In March 2022, 43-year-old Mark Wohler unexpectedly suffered two cardiac arrests. The healthy and active father-of-one was playing a regular round of golf when he experienced dizziness and chest pain and decided to drive home to rest.
Mark was about a kilometre from his Deepdene house when he called his wife, Victoria.
“Since I have known Mark, he would never ever walk off the golf course for anything, so I knew something was wrong, which is why I immediately called Triple Zero (000),” Victoria said.
Mark is alive today thanks to an incredible chain of survival involving his wife who called Triple Zero (000) immediately, firefighters who rushed to the scene and Ambulance Victoria paramedics and Alfred Health intensive care specialists who performed lifesaving surgery on the street.
The life-saving team from ESTA, Fire Rescue Victoria, Ambulance Victoria, and Alfred Health with patient Mark Wohler.

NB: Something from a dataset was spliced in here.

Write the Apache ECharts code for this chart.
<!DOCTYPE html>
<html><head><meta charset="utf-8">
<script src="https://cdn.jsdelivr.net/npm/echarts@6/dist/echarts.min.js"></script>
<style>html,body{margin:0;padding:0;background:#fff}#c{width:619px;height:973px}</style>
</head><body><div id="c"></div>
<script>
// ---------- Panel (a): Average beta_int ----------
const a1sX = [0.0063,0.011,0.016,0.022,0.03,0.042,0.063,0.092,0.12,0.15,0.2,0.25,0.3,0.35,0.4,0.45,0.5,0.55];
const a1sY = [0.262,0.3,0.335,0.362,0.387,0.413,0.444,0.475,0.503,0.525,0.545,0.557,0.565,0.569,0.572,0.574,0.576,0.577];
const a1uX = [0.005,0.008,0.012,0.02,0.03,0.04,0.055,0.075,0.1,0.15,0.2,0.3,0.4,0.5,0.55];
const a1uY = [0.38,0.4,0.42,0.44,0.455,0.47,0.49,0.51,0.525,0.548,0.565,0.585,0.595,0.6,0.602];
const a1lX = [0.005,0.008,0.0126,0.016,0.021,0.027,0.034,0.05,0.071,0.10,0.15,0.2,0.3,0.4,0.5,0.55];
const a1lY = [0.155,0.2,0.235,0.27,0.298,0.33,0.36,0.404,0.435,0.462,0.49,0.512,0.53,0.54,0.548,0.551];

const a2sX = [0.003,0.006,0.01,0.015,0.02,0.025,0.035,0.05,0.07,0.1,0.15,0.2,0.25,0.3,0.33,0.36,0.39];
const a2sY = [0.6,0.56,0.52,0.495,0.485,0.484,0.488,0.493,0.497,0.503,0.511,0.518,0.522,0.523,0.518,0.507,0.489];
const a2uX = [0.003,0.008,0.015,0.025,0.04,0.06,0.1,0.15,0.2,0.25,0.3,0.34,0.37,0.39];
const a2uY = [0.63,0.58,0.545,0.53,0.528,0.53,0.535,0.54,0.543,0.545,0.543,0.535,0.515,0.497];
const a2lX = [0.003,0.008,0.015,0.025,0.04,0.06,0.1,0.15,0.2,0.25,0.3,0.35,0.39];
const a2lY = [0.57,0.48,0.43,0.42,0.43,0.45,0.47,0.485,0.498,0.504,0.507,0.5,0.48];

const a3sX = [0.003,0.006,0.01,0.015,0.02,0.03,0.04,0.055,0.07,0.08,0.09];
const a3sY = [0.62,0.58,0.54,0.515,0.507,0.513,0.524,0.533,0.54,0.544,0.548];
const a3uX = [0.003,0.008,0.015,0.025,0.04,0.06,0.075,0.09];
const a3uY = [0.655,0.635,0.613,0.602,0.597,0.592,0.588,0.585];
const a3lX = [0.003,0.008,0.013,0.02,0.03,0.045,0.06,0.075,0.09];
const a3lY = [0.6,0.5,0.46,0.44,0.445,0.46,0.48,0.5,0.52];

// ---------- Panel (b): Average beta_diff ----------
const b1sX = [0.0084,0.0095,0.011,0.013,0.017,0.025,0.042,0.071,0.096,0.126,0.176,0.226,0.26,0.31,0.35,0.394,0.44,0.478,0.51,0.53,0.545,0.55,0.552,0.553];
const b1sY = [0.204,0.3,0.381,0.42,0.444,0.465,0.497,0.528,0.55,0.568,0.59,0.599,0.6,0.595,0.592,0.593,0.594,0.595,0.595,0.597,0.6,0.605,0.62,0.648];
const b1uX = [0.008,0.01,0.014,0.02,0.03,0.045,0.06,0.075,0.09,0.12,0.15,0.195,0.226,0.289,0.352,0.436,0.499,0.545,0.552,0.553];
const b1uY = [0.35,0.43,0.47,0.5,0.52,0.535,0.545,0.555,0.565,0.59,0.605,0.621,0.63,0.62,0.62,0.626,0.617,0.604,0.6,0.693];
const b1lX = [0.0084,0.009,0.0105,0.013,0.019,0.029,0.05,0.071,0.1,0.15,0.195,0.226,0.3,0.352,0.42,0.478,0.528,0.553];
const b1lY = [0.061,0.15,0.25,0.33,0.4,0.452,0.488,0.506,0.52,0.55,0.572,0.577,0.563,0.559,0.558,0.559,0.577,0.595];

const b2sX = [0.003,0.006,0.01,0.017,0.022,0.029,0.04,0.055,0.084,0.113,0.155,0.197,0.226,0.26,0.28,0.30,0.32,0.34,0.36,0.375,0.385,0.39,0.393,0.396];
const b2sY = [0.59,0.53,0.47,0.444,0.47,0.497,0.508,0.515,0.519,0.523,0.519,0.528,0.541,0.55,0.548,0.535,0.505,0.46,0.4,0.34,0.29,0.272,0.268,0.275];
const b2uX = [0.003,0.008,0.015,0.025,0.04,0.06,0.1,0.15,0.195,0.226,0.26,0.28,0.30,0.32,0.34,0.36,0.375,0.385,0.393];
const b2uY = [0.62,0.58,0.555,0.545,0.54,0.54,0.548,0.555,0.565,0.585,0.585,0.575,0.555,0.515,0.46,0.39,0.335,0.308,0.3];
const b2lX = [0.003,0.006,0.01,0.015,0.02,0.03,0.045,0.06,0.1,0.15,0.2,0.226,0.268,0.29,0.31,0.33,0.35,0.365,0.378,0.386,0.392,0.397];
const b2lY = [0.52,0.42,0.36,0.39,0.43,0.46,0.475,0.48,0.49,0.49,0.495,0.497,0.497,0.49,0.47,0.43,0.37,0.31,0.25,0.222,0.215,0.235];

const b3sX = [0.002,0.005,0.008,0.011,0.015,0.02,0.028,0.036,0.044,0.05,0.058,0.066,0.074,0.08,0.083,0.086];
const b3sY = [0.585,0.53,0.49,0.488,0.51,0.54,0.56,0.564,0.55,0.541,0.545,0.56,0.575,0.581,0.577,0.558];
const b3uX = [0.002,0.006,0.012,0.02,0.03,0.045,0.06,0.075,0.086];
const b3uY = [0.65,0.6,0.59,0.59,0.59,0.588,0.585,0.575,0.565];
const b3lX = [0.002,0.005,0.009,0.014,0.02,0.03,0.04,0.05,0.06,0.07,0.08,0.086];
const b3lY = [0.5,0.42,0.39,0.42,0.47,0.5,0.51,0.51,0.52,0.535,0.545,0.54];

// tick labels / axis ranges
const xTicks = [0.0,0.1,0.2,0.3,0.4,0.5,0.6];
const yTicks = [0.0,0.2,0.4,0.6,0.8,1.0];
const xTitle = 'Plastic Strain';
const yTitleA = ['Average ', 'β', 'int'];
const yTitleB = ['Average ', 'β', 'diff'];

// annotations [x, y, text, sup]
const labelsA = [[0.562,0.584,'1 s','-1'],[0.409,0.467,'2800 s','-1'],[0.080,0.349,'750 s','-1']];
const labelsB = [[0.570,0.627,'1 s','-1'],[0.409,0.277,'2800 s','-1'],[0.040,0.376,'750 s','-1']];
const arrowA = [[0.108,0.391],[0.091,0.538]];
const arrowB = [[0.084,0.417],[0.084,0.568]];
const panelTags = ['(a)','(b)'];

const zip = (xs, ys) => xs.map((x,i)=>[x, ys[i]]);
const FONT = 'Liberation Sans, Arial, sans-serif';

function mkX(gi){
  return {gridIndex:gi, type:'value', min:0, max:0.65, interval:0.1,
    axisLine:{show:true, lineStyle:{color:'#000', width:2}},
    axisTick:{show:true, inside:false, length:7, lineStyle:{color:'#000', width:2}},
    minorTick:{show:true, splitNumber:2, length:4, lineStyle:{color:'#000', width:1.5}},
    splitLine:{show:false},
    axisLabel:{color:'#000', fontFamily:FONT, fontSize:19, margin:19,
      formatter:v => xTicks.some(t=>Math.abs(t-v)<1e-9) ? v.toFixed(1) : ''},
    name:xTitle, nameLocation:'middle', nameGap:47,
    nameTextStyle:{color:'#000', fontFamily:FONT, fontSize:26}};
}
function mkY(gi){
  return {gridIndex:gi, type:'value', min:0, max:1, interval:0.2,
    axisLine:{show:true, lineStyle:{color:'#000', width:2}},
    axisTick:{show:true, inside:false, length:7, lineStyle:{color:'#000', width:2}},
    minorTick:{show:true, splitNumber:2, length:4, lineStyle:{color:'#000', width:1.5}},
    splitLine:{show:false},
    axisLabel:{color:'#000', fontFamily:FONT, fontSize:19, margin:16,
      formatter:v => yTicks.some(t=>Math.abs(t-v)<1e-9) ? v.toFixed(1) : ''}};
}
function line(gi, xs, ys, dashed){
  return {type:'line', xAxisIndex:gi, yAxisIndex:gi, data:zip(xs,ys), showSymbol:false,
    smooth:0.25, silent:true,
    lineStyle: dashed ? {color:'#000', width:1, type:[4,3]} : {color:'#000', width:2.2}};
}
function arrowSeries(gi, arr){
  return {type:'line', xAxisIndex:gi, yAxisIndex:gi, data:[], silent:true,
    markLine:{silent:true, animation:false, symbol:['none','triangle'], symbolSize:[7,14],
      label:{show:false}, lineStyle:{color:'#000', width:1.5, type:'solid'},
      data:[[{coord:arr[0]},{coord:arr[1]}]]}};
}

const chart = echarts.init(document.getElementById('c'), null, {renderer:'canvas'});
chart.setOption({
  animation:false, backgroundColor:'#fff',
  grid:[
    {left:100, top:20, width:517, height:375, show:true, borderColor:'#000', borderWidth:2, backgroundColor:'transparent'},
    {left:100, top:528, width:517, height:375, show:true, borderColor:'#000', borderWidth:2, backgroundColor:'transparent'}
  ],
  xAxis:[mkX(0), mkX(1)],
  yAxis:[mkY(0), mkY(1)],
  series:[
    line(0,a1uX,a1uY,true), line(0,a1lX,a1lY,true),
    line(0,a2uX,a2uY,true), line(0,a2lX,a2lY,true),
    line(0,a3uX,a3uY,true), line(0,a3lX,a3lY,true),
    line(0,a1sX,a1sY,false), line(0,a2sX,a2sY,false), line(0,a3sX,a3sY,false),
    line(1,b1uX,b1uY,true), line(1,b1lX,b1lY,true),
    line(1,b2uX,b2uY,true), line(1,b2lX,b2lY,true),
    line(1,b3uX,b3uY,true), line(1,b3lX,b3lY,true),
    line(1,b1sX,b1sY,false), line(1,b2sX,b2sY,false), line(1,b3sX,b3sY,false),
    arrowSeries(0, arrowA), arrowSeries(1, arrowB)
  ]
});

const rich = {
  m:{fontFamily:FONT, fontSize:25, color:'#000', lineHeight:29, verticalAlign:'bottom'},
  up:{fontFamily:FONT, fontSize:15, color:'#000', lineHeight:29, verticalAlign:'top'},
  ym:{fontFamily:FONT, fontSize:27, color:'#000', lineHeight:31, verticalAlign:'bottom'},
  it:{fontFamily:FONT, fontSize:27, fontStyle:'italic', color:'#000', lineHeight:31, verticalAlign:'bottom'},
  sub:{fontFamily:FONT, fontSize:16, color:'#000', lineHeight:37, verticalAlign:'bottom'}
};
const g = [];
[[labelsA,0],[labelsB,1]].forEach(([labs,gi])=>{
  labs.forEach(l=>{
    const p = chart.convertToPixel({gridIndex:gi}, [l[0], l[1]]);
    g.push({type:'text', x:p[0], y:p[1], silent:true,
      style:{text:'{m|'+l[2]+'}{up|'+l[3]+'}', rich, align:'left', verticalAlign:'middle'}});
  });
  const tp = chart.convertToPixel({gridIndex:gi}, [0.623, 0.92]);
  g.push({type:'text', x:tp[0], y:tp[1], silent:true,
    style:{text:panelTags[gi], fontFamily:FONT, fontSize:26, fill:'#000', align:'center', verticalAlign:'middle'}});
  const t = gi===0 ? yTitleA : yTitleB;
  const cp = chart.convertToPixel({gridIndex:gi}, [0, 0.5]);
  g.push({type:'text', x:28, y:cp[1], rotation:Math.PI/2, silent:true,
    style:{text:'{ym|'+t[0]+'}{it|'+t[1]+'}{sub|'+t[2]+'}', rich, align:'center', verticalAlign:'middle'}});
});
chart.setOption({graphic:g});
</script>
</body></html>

The Australian-first CHEER3 (CPR, pre-Hospital ECMO and Early Reperfusion) feasibility study is a partnership between Ambulance Victoria and Alfred Health, where an ambulance rapid response car is equipped with a portable heart-lung machine known as Extra-Corporeal Membrane Oxygenation (ECMO).
Intensive care specialists from The Alfred travel with MICA paramedics to patients suffering cardiac arrest within a 25-minute radius, bringing the technology with them. It means people can get the potentially lifesaving treatment they need faster, improving their chance of survival.